Interpolation of functionals of stochastic sequences with stationary increments from observations with noise
Maksym Luz, Mykhailo Moklyachuk
TL;DR
This work addresses optimal linear interpolation of the functional $A_N\xi$ for stochastic sequences with stationary $n$-th increments, using noisy observations. It develops a spectral-decomposition framework for the increments, turns the interpolation task into a projection problem in Hilbert space, and derives the corresponding spectral characteristics and mean-squared errors under spectral certainty. When spectral densities are unknown, the paper adopts a minimax approach, characterizing least-favorable densities and minimax spectral characteristics for several admissible density sets, and providing explicit constructions via linear systems and spectral constraints.

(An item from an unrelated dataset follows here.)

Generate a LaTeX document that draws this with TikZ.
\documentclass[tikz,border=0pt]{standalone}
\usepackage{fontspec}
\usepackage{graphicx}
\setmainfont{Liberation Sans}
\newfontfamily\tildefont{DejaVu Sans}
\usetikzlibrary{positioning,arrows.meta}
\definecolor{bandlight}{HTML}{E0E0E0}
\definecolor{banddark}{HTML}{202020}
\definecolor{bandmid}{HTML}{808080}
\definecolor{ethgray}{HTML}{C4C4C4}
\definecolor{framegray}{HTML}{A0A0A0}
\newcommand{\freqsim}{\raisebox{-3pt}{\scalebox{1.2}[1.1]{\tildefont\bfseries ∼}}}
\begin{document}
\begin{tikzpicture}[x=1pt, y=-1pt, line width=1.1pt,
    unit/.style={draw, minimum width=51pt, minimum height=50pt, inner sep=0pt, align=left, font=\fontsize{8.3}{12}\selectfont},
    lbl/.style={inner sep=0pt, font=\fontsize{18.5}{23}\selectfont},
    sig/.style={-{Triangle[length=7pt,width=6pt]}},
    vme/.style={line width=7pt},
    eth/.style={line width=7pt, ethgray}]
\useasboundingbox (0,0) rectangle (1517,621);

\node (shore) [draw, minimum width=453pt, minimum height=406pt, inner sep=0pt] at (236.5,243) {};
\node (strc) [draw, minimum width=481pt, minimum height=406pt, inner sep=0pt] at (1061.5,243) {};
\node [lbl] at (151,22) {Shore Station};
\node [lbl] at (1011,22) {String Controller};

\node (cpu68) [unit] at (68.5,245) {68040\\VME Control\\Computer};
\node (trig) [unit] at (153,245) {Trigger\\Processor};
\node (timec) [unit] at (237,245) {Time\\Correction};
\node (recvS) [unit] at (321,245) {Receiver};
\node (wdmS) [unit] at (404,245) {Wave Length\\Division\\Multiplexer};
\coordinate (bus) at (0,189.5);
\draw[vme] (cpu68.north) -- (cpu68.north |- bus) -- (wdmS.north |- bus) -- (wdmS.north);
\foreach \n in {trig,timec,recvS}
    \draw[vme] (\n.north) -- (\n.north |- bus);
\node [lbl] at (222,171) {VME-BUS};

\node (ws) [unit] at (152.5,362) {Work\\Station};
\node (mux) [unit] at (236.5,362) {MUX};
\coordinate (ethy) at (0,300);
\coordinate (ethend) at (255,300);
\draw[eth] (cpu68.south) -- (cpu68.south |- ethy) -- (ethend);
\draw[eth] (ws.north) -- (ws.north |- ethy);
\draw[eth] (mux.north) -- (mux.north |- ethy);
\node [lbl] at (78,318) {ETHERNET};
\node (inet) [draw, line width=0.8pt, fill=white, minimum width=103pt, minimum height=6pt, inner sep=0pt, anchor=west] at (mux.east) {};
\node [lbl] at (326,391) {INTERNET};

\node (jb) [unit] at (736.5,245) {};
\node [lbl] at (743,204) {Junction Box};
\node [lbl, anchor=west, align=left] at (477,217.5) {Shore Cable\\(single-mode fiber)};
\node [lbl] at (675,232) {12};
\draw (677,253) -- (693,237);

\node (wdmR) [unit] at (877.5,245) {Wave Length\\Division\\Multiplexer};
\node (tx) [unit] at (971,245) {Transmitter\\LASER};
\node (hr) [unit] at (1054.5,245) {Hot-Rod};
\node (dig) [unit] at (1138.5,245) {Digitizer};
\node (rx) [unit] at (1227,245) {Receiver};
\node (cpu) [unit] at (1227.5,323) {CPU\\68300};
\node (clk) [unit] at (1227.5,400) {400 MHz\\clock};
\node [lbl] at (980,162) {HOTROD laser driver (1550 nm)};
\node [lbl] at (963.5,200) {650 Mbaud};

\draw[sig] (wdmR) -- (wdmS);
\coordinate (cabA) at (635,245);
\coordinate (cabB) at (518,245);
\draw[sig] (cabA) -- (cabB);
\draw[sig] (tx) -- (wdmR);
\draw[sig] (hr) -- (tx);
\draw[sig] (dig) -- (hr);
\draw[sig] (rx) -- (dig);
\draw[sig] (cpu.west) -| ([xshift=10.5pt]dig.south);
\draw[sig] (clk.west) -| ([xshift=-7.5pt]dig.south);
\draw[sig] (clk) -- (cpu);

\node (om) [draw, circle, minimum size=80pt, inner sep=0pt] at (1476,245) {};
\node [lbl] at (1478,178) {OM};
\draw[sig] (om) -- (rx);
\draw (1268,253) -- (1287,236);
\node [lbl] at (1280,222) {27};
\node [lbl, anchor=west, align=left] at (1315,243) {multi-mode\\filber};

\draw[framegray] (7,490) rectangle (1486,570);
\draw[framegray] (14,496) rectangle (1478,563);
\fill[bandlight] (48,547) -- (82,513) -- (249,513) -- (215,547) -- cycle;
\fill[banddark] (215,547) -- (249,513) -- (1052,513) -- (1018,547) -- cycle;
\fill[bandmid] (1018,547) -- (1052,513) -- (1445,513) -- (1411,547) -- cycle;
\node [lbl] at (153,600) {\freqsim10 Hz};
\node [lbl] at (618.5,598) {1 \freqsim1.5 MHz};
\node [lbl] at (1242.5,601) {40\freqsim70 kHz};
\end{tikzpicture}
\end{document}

The results unify interpolation and filtering perspectives for processes with stationary increments and offer practical formulas to compute robust estimates, with applications to time series and actuarial/financial modeling. The framework advances robust estimation for linear functionals of nonstationary-origin processes by leveraging spectral methods and convex optimization over density sets.
Abstract
The problem of optimal estimation of linear functional ${{A}_{N}}ξ=\sum\limits_{k=0}^{N}{a(k)ξ(k)}\,$ depending on the unknown values of a stochastic sequence $ξ(m)$ with stationary $n$-th increments from observations of the sequence $ξ(k)$ at points $k=-1,-2,\ldots $ and of the sequence $ξ(k)+η(k)$ at points of time $k=N+1,N+2,\ldots $ is considered. Formulas for calculating the mean square error and the spectral characteristic of the optimal linear estimate of the functional are proposed under condition of spectral certainty, where spectral densities of the sequences $ξ(m)$ and $η(m)$ are exactly known. Minimax (robust) method of estimation is applied in the case where the spectral densities are not known exactly while some sets of admissible spectral densities are given. Formulas that determine the least favorable spectral densities and the minimax spectral characteristics are proposed for some specific sets of admissible densities.